Cuando Callie sube arriba no hace la menor alusión a la fotografía de boda.

—Ha llegado el electricista —dice—. Así que tendré que vigilarle un poco. No me apetece nada que me cobre un dineral por quedarse ahí abajo fumando tranquilamente.

Sam empieza a comprender qué cosas no deben ni mencionarse. La señorita Kernaghan, la casa de huéspedes, la pista de patinaje. Los viejos tiempos. A quien se ha quedado le resulta muy molesto que quien se ha marchado machaque en los viejos tiempos, como un sutil insulto. Y Callie también empieza a aprender a no preguntarle cuánto le ha costado su casa, cuánto le cuesta su finca compartida en Hawai, cuánto se ha gastado en las vacaciones y en la boda de su hija; en suma, está comprendiendo que jamás averiguará cuánto dinero tiene.

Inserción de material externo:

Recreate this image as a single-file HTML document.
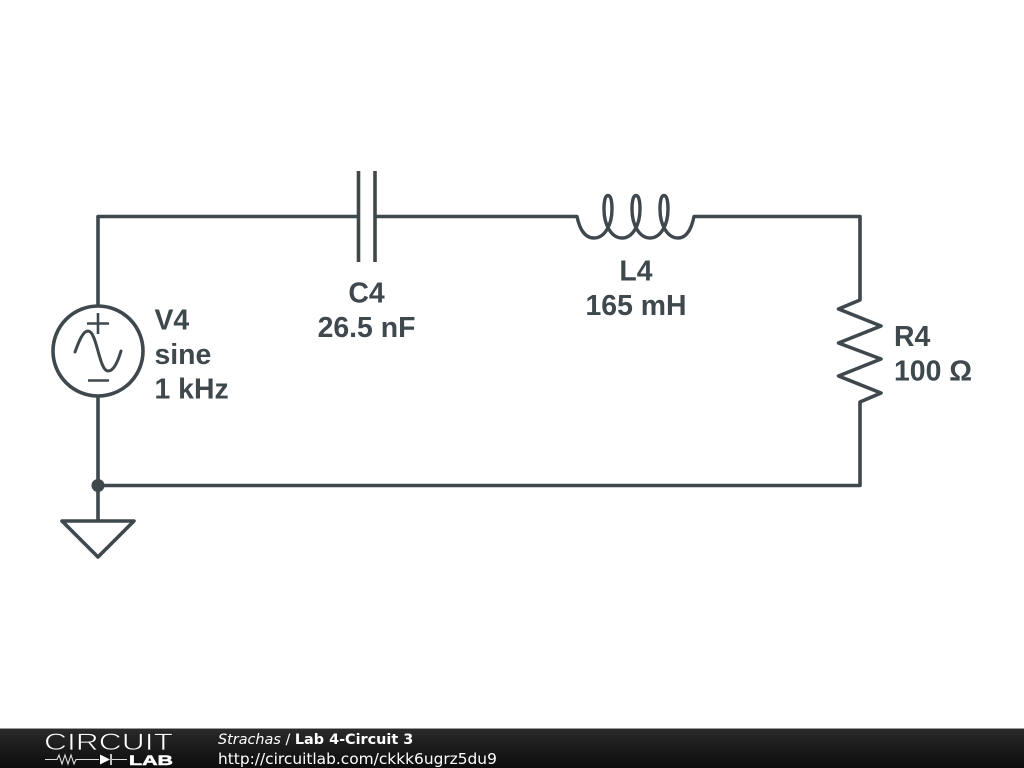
<!DOCTYPE html>
<html>
<head>
<meta charset="utf-8">
<style>
html,body{margin:0;padding:0;background:#fff;width:1024px;height:768px;overflow:hidden}
svg{display:block}
.l{font-family:"Liberation Sans",Arial,sans-serif;font-weight:700;font-size:28.4px;fill:#3e484d}
.f{font-family:"DejaVu Sans",sans-serif;font-size:14.4px;fill:#fff}
</style>
</head>
<body>
<svg width="1024" height="768" viewBox="0 0 1024 768" xmlns="http://www.w3.org/2000/svg">
<defs>
<linearGradient id="g" x1="0" y1="0" x2="0" y2="1">
<stop offset="0" stop-color="#2a2a2a"/>
<stop offset="1" stop-color="#0c0c0c"/>
</linearGradient>
</defs>
<rect width="1024" height="768" fill="#fff"/>
<g fill="none" stroke="#3e484d" stroke-width="3.6" stroke-linecap="round" stroke-linejoin="round">
<path stroke-linecap="butt" d="M98 306V216.500H358M375 216.500H577M694 216.500H860V300L838.500 309L881 326L838.500 343L881 359L838.500 376L881 393L860 402V485.500H98M98 396V521"/>
<path stroke-linecap="butt" d="M358.500 171V262M375 171V262"/>
<path stroke-width="3.4" d="M577 216.500C580 231 586 238 594 238C604 238 612 226 612 209C612 200 610.500 195.500 608 195.500C605.500 195.500 604 200 604 209C604 226 612 238 622 238C632 238 640 226 640 209C640 200 638.500 195.500 636 195.500C633.500 195.500 632 200 632 209C632 226 640 238 650 238C660 238 668 226 668 209C668 200 666.500 195.500 664 195.500C661.500 195.500 660 200 660 209C660 226 668 238 678 238C686 238 691 231 694 216.500"/>
<circle cx="98" cy="351" r="45"/>
<path stroke-width="2.6" stroke-linecap="butt" d="M87 323.500H109M98 313V334M88 380.500H109"/>
<path stroke-width="3" d="M75 352C79 341 83 331 88 331C97 331 99 371 108 371C114 371 118 361 121 351"/>
<path d="M62 521H134L98 557Z"/>
</g>
<circle cx="98" cy="485.500" r="6.500" fill="#3e484d"/>
<text class="l" x="154.500" y="329.500">V4</text>
<text class="l" x="154.500" y="364">sine</text>
<text class="l" x="154.500" y="398.500">1 kHz</text>
<text class="l" x="366.500" y="302.500" text-anchor="middle">C4</text>
<text class="l" x="366.500" y="337" text-anchor="middle">26.5 nF</text>
<text class="l" x="636" y="280.500" text-anchor="middle">L4</text>
<text class="l" x="636" y="315" text-anchor="middle">165 mH</text>
<text class="l" x="894" y="346">R4</text>
<text class="l" x="894" y="380.500">100 Ω</text>
<rect x="0" y="728" width="1024" height="1" fill="#9a9a9a"/>
<rect x="0" y="729" width="1024" height="39" fill="url(#g)"/>
<text x="44" y="750" font-family="Liberation Sans,sans-serif" font-size="24" fill="#fff" stroke="#1d1d1d" stroke-width="0.7" textLength="129" lengthAdjust="spacingAndGlyphs">CIRCUIT</text>
<text x="129" y="765" font-family="Liberation Sans,sans-serif" font-weight="700" font-size="14" fill="#fff" stroke="#fff" stroke-width="0.5" textLength="44" lengthAdjust="spacingAndGlyphs">LAB</text>
<path d="M45 759.500H57L59 755L62 764L65 755L68 764L71 755L74 764L76 759.500H99M112 759.500H127" fill="none" stroke="#ddd" stroke-width="1.1"/>
<path d="M100 754.500L110 759.500L100 764.500Z" fill="#fff"/>
<path d="M111 754V765" stroke="#fff" stroke-width="1.500"/>
<text class="f" x="218" y="744"><tspan font-style="italic">Strachas</tspan> / <tspan font-weight="700">Lab 4-Circuit 3</tspan></text>
<text class="f" style="font-size:15.4px" x="218" y="764">http://circuitlab.com/ckkk6ugrz5du9</text>
</svg>
</body>
</html>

Sam se da cuenta de que a Callie le gustaría saber otra cosa. Ve la pregunta asomando a los círculos pintados de azul que rodean sus ojos, unos ojos que ponen de manifiesto toda una vida de cálculos y esfuerzos que han dado buen resultado.

¿Qué quiere Sam? Eso es lo que le gustaría saber a Callie.

Sam está a punto de decirle que a lo mejor se queda hasta que lo averigüe. Que quizá sea su huésped.

—Creo que a Edgar no le apetece salir —dice Sam—. Eso me ha parecido.

—No —replica Callie—. Está bien así.